Knives for Lives


“No-one is born with a knife, but what people are also not born with is [sic] purpose. People where we live, we ain’t got no purpose…”

These are the words of a young man from London, quoted in a BBC piece entitled ‘Knife crime: Why are more youths carrying knives?

This 18-year-old, through the cold, hard experience of life in a London welfare ghetto and being on the wrong side of the minimum wage law, shows a depth of understanding about the problems facing his generation that politicians, who are convinced more government action is the answer, could ever reach.

Whether he realises it or not, Orlando hits the proverbial nail on the head when he goes on to say “We don’t know our worth”. This could not be a more precise description of the core problem facing many youths and young adults today in the UK.

Everyone’s most basic social worth is in producing goods and services that add value to our lives, but many youths and young adults don’t know it. They don’t know it because the minimum wage law prevents unskilled and inexperienced people like them from being employed by businesses that could only employ them at a wage rate lower than the rate decreed by the government.

It’s this government-made obstacle that prevents them from knowing and seeing their worth to society for themselves – in the form of every “thank you” they get from customers and in the form of the wages they receive from their employer.

With the minimum wage law and with the UK economy stagnating, it’s very difficult for youths and young adults today to learn their worth, to experience the benefits of economic exchange and to learn the essential life lessons that having a job teaches. Your first job teaches you about the benefit (to you, primarily) of negotiation, compromise, cooperation, teamwork, keeping your word, self-discipline etc. And, perhaps most importantly, from how much you enjoy it or how much it bores you, you step a little closer towards figuring out who and what you want to be.

The further problem, I would argue, is that most youths and young adults in the poorest areas of London are unlikely to be getting any encouragement or sound advice from their parents, who are likely living on government benefits to some degree. Many may have parents who don’t work and so they have no role model to inspire them. The false reality and sense of security created by living on welfare conceals the true cost of deliberate economic idleness, which in reality is a life of dependence on others or scrounging or robbing.

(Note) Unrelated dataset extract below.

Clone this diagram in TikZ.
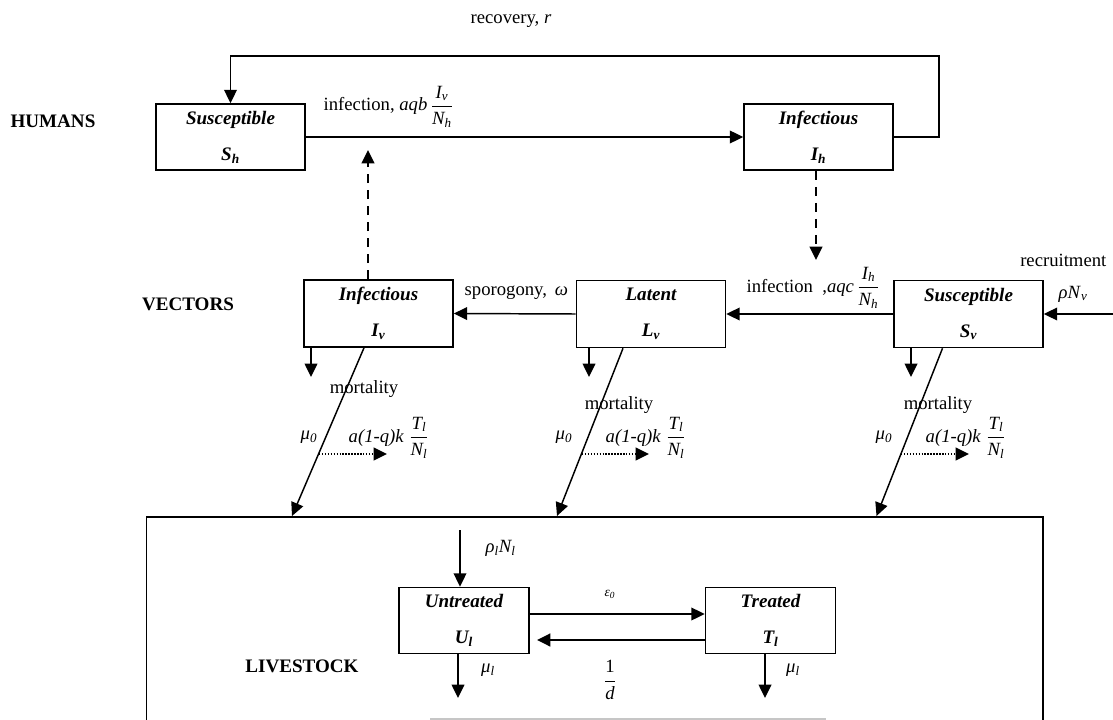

Many youths and young adults today don’t get to see the true cost of idleness; to them, it appears to be a viable lifestyle. But if they were to slip into a parallel universe where there was no institution robbing Peter to give to Paul (i.e. government welfare system), then they would quickly realise that it is not. They would see that the reality of living in society is giving and taking, not just taking.

If you offer nothing that others value, not even your time and labour, then very few people will give you anything; certainly not enough to live a decent life on. The one thing every person can offer in exchange for goods and services is their labour and their time, but the minimum wage law prohibits everyone whose labour and time is not worth the legal minimum wage from doing so. Effectively, this leaves those people with nothing to offer in exchange for what they want; they are shut out.

When backed into this government-created corner, there are only two options: be dependent upon someone else, which is demeaning and very limiting, or use force to take what you need and want from others, which is immoral but less limiting and more empowering.

Any youngster who’s been led to believe that one must, at all costs, hold one’s self in high esteem will likely resort to stealing and mugging more than scrounging and begging. And the former is easier if you have a weapon. Knives are the popular choice in the UK because guns are comparatively more scarce and more expensive.

The simplest explanation, then, for why more youths and young adults in London, who are otherwise law-abiding citizens, are carrying knives could be that they feel more threatened. But maybe it’s more than that. Maybe it’s an effective way for young men who feel powerless to feel powerful. After all, carrying a knife forces everyone you meet to give you the lowest kind of respect. The kind of respect that a person who fears for their life gives a person equipped to end it. Perhaps many young men today believe that’s the only kind they can ever expect to get.